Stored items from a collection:
** Start **
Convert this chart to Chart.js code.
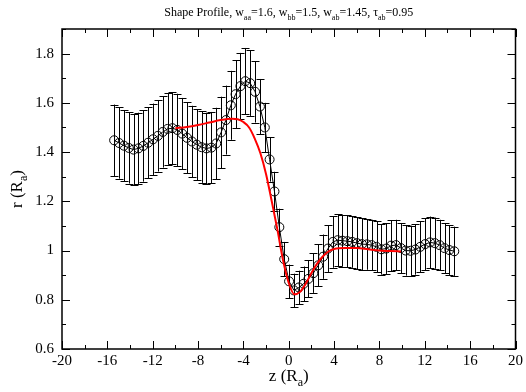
<!DOCTYPE html>
<html>
<head>
<meta charset="utf-8">
<script src="https://cdn.jsdelivr.net/npm/chart.js@4/dist/chart.umd.min.js"></script>
<style>
  html, body { margin: 0; padding: 0; background: #fff; }
  #wrap { width: 526px; height: 392px; position: relative; }
</style>
</head>
<body>
<div id="wrap"><canvas id="c" width="526" height="392"></canvas></div>
<script>
// ---- data ----
const zValues = [
  -15.40, -14.97, -14.54, -14.11, -13.69, -13.26, -12.83, -12.40, -11.97, -11.54,
  -11.11, -10.69, -10.26, -9.83, -9.40, -8.97, -8.54, -8.11, -7.69, -7.26,
  -6.83, -6.40, -5.97, -5.54, -5.11, -4.69, -4.26, -3.83, -3.40, -2.97,
  -2.54, -2.11, -1.69, -1.26, -0.83, -0.40, 0.03, 0.46, 0.89, 1.31,
  1.74, 2.17, 2.60, 3.03, 3.46, 3.89, 4.31, 4.74, 5.17, 5.60,
  6.03, 6.46, 6.89, 7.31, 7.74, 8.17, 8.60, 9.03, 9.46, 9.89,
  10.31, 10.74, 11.17, 11.60, 12.03, 12.46, 12.89, 13.31, 13.74, 14.17,
  14.60
];
const rValues = [
  1.448, 1.437, 1.426, 1.417, 1.410, 1.415, 1.425, 1.438, 1.452, 1.466,
  1.482, 1.494, 1.497, 1.490, 1.475, 1.458, 1.443, 1.430, 1.420, 1.415,
  1.418, 1.435, 1.480, 1.530, 1.590, 1.635, 1.668, 1.688, 1.680, 1.645,
  1.585, 1.500, 1.370, 1.240, 1.095, 0.965, 0.875, 0.838, 0.850, 0.865,
  0.885, 0.908, 0.940, 0.975, 1.008, 1.035, 1.042, 1.040, 1.038, 1.035,
  1.030, 1.026, 1.025, 1.022, 1.015, 1.005, 1.008, 1.020, 1.022, 1.010,
  1.000, 0.999, 1.004, 1.015, 1.026, 1.033, 1.030, 1.022, 1.010, 1.002,
  0.997
];
const rErrors = [
  0.145, 0.145, 0.145, 0.145, 0.145, 0.145, 0.145, 0.145, 0.145, 0.145,
  0.145, 0.145, 0.147, 0.147, 0.145, 0.145, 0.145, 0.145, 0.145, 0.145,
  0.145, 0.145, 0.145, 0.140, 0.140, 0.138, 0.135, 0.135, 0.133, 0.125,
  0.112, 0.100, 0.090, 0.080, 0.075, 0.070, 0.068, 0.068, 0.068, 0.070,
  0.075, 0.080, 0.085, 0.090, 0.095, 0.105, 0.105, 0.105, 0.105, 0.105,
  0.105, 0.105, 0.103, 0.103, 0.103, 0.103, 0.103, 0.103, 0.103, 0.102,
  0.102, 0.102, 0.102, 0.103, 0.105, 0.105, 0.104, 0.103, 0.102, 0.101,
  0.100
];
const fitZ = [
  -10.0, -9.0, -8.0, -7.0, -6.0, -5.0, -4.5, -4.0, -3.5, -3.0,
  -2.5, -2.0, -1.5, -1.0, -0.5, 0.0, 0.5, 1.0, 1.5, 2.0,
  2.5, 3.0, 3.5, 4.0, 5.0, 6.0, 7.0, 8.0, 9.0, 9.9
];
const fitR = [
  1.497, 1.502, 1.510, 1.520, 1.530, 1.535, 1.533, 1.522, 1.500, 1.455,
  1.395, 1.310, 1.200, 1.085, 0.960, 0.868, 0.822, 0.832, 0.865, 0.909,
  0.947, 0.976, 0.996, 1.006, 1.010, 1.010, 1.005, 1.000, 0.998, 0.996
];
const xTicks = [-20, -16, -12, -8, -4, 0, 4, 8, 12, 16, 20];
const yTicks = [0.6, 0.8, 1.0, 1.2, 1.4, 1.6, 1.8];

const titleParts = [
  ['Shape Profile, w', 0], ['aa', 1], ['=1.6, w', 0], ['bb', 1], ['=1.5, w', 0],
  ['ab', 1], ['=1.45, \u03C4', 0], ['ab', 1], ['=0.95', 0]
];
const xTitleParts = [['z (R', 0], ['a', 1], [')', 0]];
const yTitleParts = [['r (R', 0], ['a', 1], [')', 0]];

// ---- helpers ----
const SERIF = '"Liberation Serif", "DejaVu Serif", serif';

function drawParts(ctx, parts, cx, baseline, size, subDrop) {
  const subSize = Math.round(size * 0.68);
  let total = 0;
  parts.forEach(([t, s]) => {
    ctx.font = (s ? subSize : size) + 'px ' + SERIF;
    total += ctx.measureText(t).width;
  });
  let x = cx - total / 2;
  ctx.textBaseline = 'alphabetic';
  ctx.textAlign = 'left';
  parts.forEach(([t, s]) => {
    ctx.font = (s ? subSize : size) + 'px ' + SERIF;
    ctx.fillText(t, x, baseline + (s ? size * subDrop : 0));
    x += ctx.measureText(t).width;
  });
}

const errorBarPlugin = {
  id: 'errorBars',
  beforeDatasetsDraw(chart) {
    const ctx = chart.ctx, xs = chart.scales.x, ys = chart.scales.y;
    const a = chart.chartArea;
    ctx.save();
    ctx.beginPath();
    ctx.rect(a.left, a.top, a.right - a.left, a.bottom - a.top);
    ctx.clip();
    ctx.strokeStyle = '#000';
    ctx.lineWidth = 1;
    for (let i = 0; i < zValues.length; i++) {
      const px = Math.round(xs.getPixelForValue(zValues[i])) + 0.5;
      const yTop = ys.getPixelForValue(rValues[i] + rErrors[i]);
      const yBot = ys.getPixelForValue(rValues[i] - rErrors[i]);
      ctx.beginPath();
      ctx.moveTo(px, yTop); ctx.lineTo(px, yBot);
      ctx.moveTo(px - 4, Math.round(yTop) + 0.5); ctx.lineTo(px + 4, Math.round(yTop) + 0.5);
      ctx.moveTo(px - 4, Math.round(yBot) + 0.5); ctx.lineTo(px + 4, Math.round(yBot) + 0.5);
      ctx.stroke();
    }
    ctx.restore();
  }
};

const framePlugin = {
  id: 'frame',
  afterDraw(chart) {
    const ctx = chart.ctx, xs = chart.scales.x, ys = chart.scales.y;
    const a = chart.chartArea;
    ctx.save();
    ctx.strokeStyle = '#000';
    ctx.lineWidth = 1.5;
    ctx.strokeRect(a.left, a.top, a.right - a.left, a.bottom - a.top);
    ctx.lineWidth = 1;
    ctx.beginPath();
    for (let v = -20; v <= 20; v += 2) {
      const px = Math.round(xs.getPixelForValue(v)) + 0.5;
      const len = (v % 4 === 0) ? 8 : 4;
      ctx.moveTo(px, a.bottom); ctx.lineTo(px, a.bottom - len);
      ctx.moveTo(px, a.top); ctx.lineTo(px, a.top + len);
    }
    for (let k = 6; k <= 19; k++) {
      const v = k / 10;
      const py = Math.round(ys.getPixelForValue(v)) + 0.5;
      const len = (k % 2 === 0) ? 8 : 4;
      ctx.moveTo(a.left, py); ctx.lineTo(a.left + len, py);
      ctx.moveTo(a.right, py); ctx.lineTo(a.right - len, py);
    }
    ctx.stroke();

    ctx.fillStyle = '#000';
    const cx = (a.left + a.right) / 2;
    drawParts(ctx, titleParts, cx, 16, 12, 0.35);
    drawParts(ctx, xTitleParts, cx, 381, 17, 0.3);
    ctx.save();
    ctx.translate(22, (a.top + a.bottom) / 2);
    ctx.rotate(-Math.PI / 2);
    drawParts(ctx, yTitleParts, 0, 0, 17, 0.3);
    ctx.restore();
    ctx.restore();
  }
};

const dataPts = zValues.map((z, i) => ({ x: z, y: rValues[i] }));
const fitPts = fitZ.map((z, i) => ({ x: z, y: fitR[i] }));

new Chart(document.getElementById('c'), {
  type: 'scatter',
  data: {
    datasets: [
      {
        label: 'fit',
        data: fitPts,
        showLine: true,
        borderColor: '#ff0000',
        borderWidth: 2,
        pointRadius: 0,
        cubicInterpolationMode: 'monotone',
        order: 0
      },
      {
        label: 'profile',
        data: dataPts,
        showLine: true,
        borderColor: '#000',
        borderWidth: 1,
        pointRadius: 4.5,
        pointBorderWidth: 1,
        pointBorderColor: '#000',
        pointBackgroundColor: 'rgba(0,0,0,0)',
        tension: 0,
        order: 1
      }
    ]
  },
  options: {
    responsive: false,
    animation: false,
    layout: { padding: { top: 29, right: 8, left: 0, bottom: 0 } },
    plugins: { legend: { display: false }, tooltip: { enabled: false }, title: { display: false } },
    scales: {
      x: {
        type: 'linear', min: -20, max: 20,
        grid: { display: false, drawTicks: false },
        border: { display: false },
        afterFit(s) { s.height = 43; },
        afterBuildTicks(s) { s.ticks = xTicks.map(v => ({ value: v })); },
        ticks: {
          color: '#000', padding: 3,
          font: { family: SERIF, size: 15 },
          maxRotation: 0, autoSkip: false,
          callback: v => String(v)
        }
      },
      y: {
        type: 'linear', min: 0.6, max: 1.9,
        grid: { display: false, drawTicks: false },
        border: { display: false },
        afterFit(s) { s.width = 62; },
        afterBuildTicks(s) { s.ticks = yTicks.map(v => ({ value: v })); },
        ticks: {
          color: '#000', padding: 8,
          font: { family: SERIF, size: 15 },
          autoSkip: false,
          callback: v => String(Number(v.toFixed(1)))
        }
      }
    }
  },
  plugins: [errorBarPlugin, framePlugin]
});
</script>
</body>
</html>
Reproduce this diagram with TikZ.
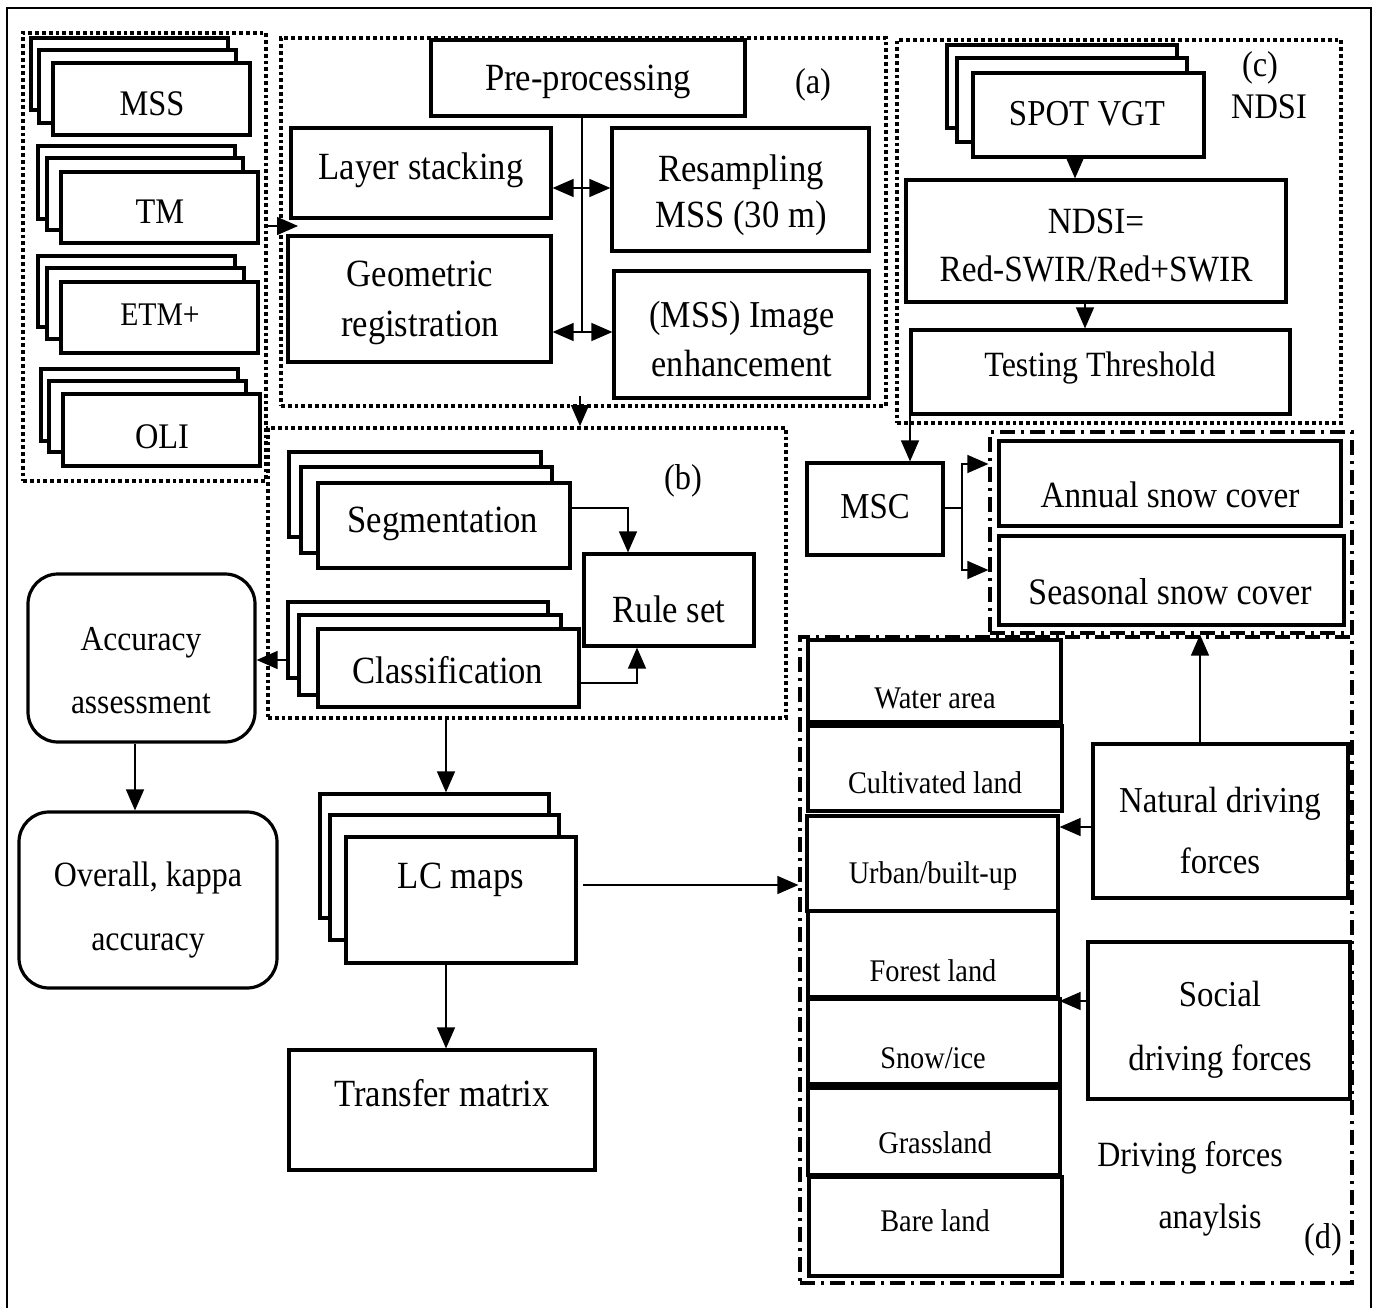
** End **
### TASK DESCRIPTION
Identify lines with the string "this". Copy each one.

### TASK SOLUTION
Convert this chart to Chart.js code.
Reproduce this diagram with TikZ.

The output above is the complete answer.